Bisnis.com, JAKARTA — Tingginya dominasi perusahaan pelat merah dalam proyek-proyek infrastruktur pemerintah dinilai kurang berdampak dalam memacu pertumbuhan ekonomi. Daya ungkit proyek-proyek tersebut terhadap permintaan kredit perbankan pun tak signifikan pada tahun ini.
Ketua Bidang Pengkajian dan Pengembangan Perhimpunan Bank Nasional (Perbanas) Aviliani menilai bahwa peran swasta sangat kecil dalam proyek-proyek infrastruktur.
Padahal, baik swasta maupun badan usaha milik negara (BUMN) memiliki peran penting untuk menjaga laju roda ekonomi Tanah Air.
“Proyek-proyek [infrastrtuktur] itu jangan hanya dikuasai BUMN. Harus ada pemerataan ke swasta agar bisa membantu penguatan daya beli,” katanya kepada Bisnis pekan lalu.
Aviliani melanjutkan bahwa daya beli menjadi satu permasalahan yang ikut membuat pertumbuhan kredit perbankan melambat.

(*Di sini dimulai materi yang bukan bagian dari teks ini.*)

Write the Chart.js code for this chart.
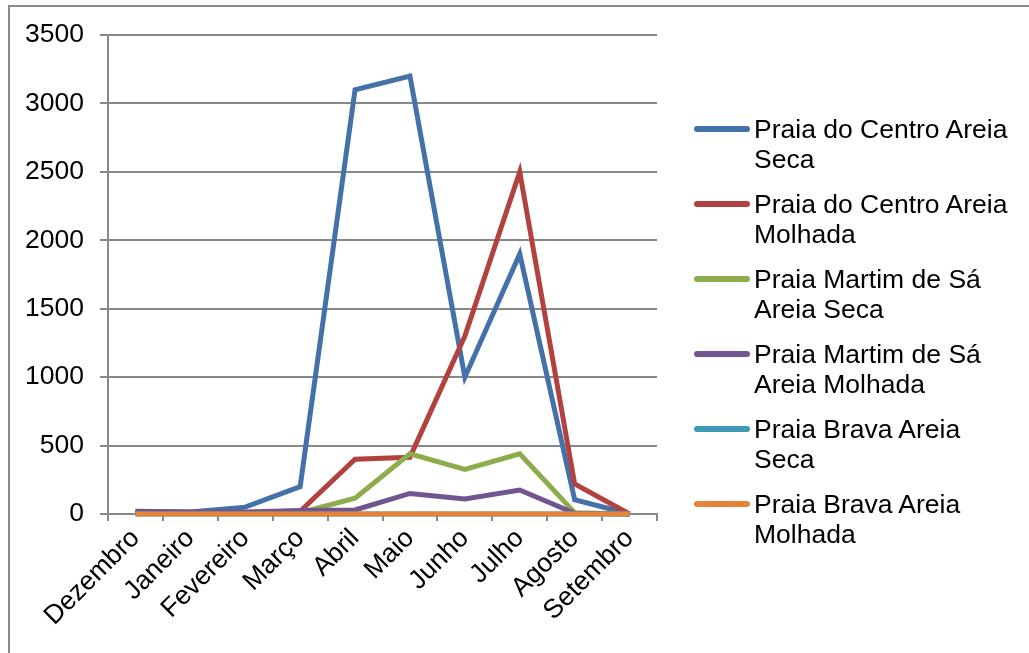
<!DOCTYPE html>
<html>
<head>
<meta charset="utf-8">
<script src="https://cdn.jsdelivr.net/npm/chart.js@4"></script>
<style>
  html, body { margin: 0; padding: 0; background: #fff; }
  #wrap { position: relative; width: 1029px; height: 653px; overflow: hidden; }
  #frame { position: absolute; left: 8px; top: 5px; width: 1100px; height: 700px;
           border-left: 2px solid #8a8a8a; border-top: 2px solid #8a8a8a; }
  #legend { position: absolute; left: 694px; top: 114px; font-family: "Liberation Sans", Arial, sans-serif;
            font-size: 26.5px; line-height: 30px; color: #000; }
  .item { position: relative; height: 75px; }
  .swatch { position: absolute; left: 0; top: 12px; width: 56px; height: 6px; border-radius: 3px; }
  .text { position: absolute; left: 60px; top: 0; white-space: nowrap; }
</style>
</head>
<body>
<div id="wrap">
  <div id="frame"></div>
  <canvas id="myChart" width="1029" height="653" style="position:absolute;left:0;top:0"></canvas>
  <div id="legend"></div>
</div>
<script>
var months = ["Dezembro", "Janeiro", "Fevereiro", "Março", "Abril", "Maio", "Junho", "Julho", "Agosto", "Setembro"];
var seriesNames = [
    ["Praia do Centro Areia", "Seca"],
    ["Praia do Centro Areia", "Molhada"],
    ["Praia Martim de Sá", "Areia Seca"],
    ["Praia Martim de Sá", "Areia Molhada"],
    ["Praia Brava Areia", "Seca"],
    ["Praia Brava Areia", "Molhada"]
];
var centroSeca = [15, 15, 50, 200, 3100, 3200, 1000, 1900, 105, 0];
var centroMolhada = [10, 10, 10, 20, 400, 415, 1300, 2500, 220, 0];
var martimSeca = [5, 5, 5, 10, 115, 440, 325, 440, 10, 0];
var martimMolhada = [20, 15, 15, 25, 30, 150, 110, 175, 5, 0];
var bravaSeca = [0, 0, 0, 0, 0, 0, 0, 0, 0, 0];
var bravaMolhada = [0, 0, 0, 0, 0, 0, 0, 0, 0, 0];
var colors = ["#4471AA", "#B2423F", "#8DAC4B", "#70558F", "#3E9BB5", "#E4843A"];

var allSeries = [centroSeca, centroMolhada, martimSeca, martimMolhada, bravaSeca, bravaMolhada];
var datasets = allSeries.map(function (values, i) {
    return {
        label: seriesNames[i].join(" "),
        data: values,
        borderColor: colors[i],
        backgroundColor: colors[i],
        borderWidth: 5,
        pointRadius: 0,
        tension: 0,
        clip: false,
        order: 6 - i,
    };
});

var gray = "#888888";
Chart.defaults.font.family = "'Liberation Sans', Arial, sans-serif";
Chart.defaults.font.size = 26;
Chart.defaults.color = "#000";

var config = {
    type: "line",
    data: { labels: months, datasets: datasets },
    options: {
        responsive: false,
        animation: false,
        layout: { padding: { left: 0, right: 372, top: 35, bottom: 0 } },
        plugins: { legend: { display: false }, tooltip: { enabled: false } },
        scales: {
            x: {
                offset: true,
                grid: { offset: true, drawOnChartArea: false, color: gray, lineWidth: 2, tickLength: 7 },
                border: { color: gray, width: 2 },
                ticks: { minRotation: 45, maxRotation: 45, padding: 2, font: { size: 26.5 } },
                afterFit: function (scale) { scale.height = 139; },
            },
            y: {
                min: 0,
                max: 3500,
                grid: { color: gray, lineWidth: 2, tickLength: 8 },
                border: { color: gray, width: 2 },
                ticks: {
                    stepSize: 500,
                    padding: 16,
                    font: { size: 26.5 },
                    callback: function (value) { return String(value); },
                },
                afterFit: function (scale) { scale.width = 108; },
            },
        },
    },
};

var ctx = document.getElementById("myChart");
window.myLine = new Chart(ctx, config);

var legend = document.getElementById("legend");
seriesNames.forEach(function (name, i) {
    var item = document.createElement("div");
    item.className = "item";
    item.innerHTML = '<div class="swatch" style="background:' + colors[i] + '"></div>' +
        '<div class="text">' + name[0] + "<br>" + name[1] + "</div>";
    legend.appendChild(item);
});
</script>
</body>
</html>
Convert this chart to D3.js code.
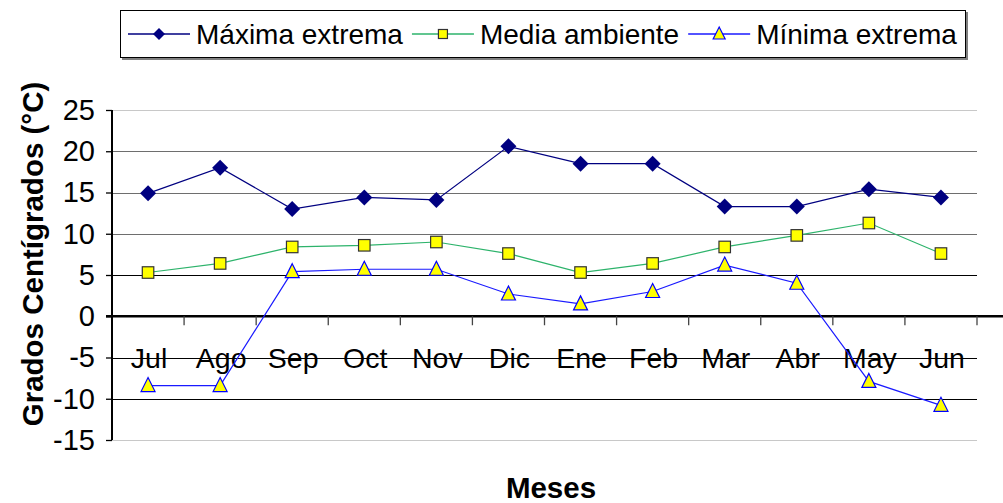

Rendahnya daya beli masyarakat membuat produktivitas pelaku usaha turun. Hal ini pada akhirnya memberikan dampak besar terhadap kebutuhan kredit.
Baca Juga
Dengan kondisi demikian, Aviliani menilai pembangunan infrastruktur pada tahun depan perlu dikurangi.
APBN lebih diperlukan untuk memberikan insentif yang dapat mencegah terjadinya pemutusan hubungan kerja atau mendongkrak daya beli masyarakat.
Hal tersebut diperlukan mengingat hingga dua tahun ke depan harga komoditas masih cenderung menurun. Sementara itu, Indonesia merupakan negara yang memiliki ketergantungan tinggi terhadap komoditas.
Aviliani mengatakan bahwa Bank Indonesia telah memberikan sejumlah pelonggaran melalui pemangkasan suku bunga acuan dan relaksasi uang muka untuk kredit konsumsi. Namun, hal itu belum cukup kuat untuk mendorong pertumbuhan kredit dua digit.
“Masalahnya itu ada di sektor riil. Jadi, itu yang perlu jadi perhatian,” katanya.
Sejak paruh kedua tahun ini Bank Indonesia telah memangkas suku bunga acuan sebesar 100 basis poin (bps). Hal ini pun mulai berimbas terhadap suku bunga kredit.
Berdasarkan data Bank Indonesia per September 2019 suku bunga kredit turun 6 bps menjadi 10,64% dibandingkan dengan bulan sebelumnya. Apabila dibandingkan dengan bulan pertama tahun ini, suku bunga kredit telah turun sebanyak 24 bps.
Namun, tren penurunan suku bunga kredit tidak memberikan stimulus terhadap permintaan pembiayaan.
Per September 2019, pertumbuhan kredit perbankan kembali melambat. Penyaluran kredit tercatat sebesar Rp5.5481,1 triliun atau naik 8,0% secara tahunan (year-on-year/yoy). Padahal, bulan sebelumnya fungsi intermediasi naik 8,7%.
Capaian September pun lebih rendah dibandingkan posisi kuartal I dan II tahun ini. Secara berurutan, pada dua periode tersebut kredit naik 11,5% yoy dan 9,9% yoy.
Presiden Direktur PT Bank Maybank Indonesia Tbk. Taswin Zakaria mengatakan bahwa kurangnya keterlibatan sektor swasta terhadap pembangunan infrastruktur adalah satu isu yang cukup memprihatinkan.
“Investasi pemerintah di infrastruktur kurang melibatkan sektor swasta sehingga multiplier effect-nya ke ekonomi kurang,” kata Taswin.
Bank pun memperkirakan target pertumbuhan tahun ini sulit dicapai. Perusahaan memproyeksi menutup 2019 dengan perumbuhan kredit pada kisaran 5% yoy. Sebelumnya, bank sempat membidik kenaikan penyaluran dana sebesar 10% yoy.
Direktur Utama Bank Mayapada Hariyono Tjahharijadi juga menyampaikan hal serupa. Hanya saja, dia menyampaikan pertumbuhan ekonomi yang lemah juga mempengaruhi kinerja segmen usaha mikro, kecil dan menengah (UMKM).
“Artinya meskipun disediakan, kalau permintaan sektor riil kurang kuat juga tidak akan bisa mendongkrak kredit segmen lain juga,” jelasnya.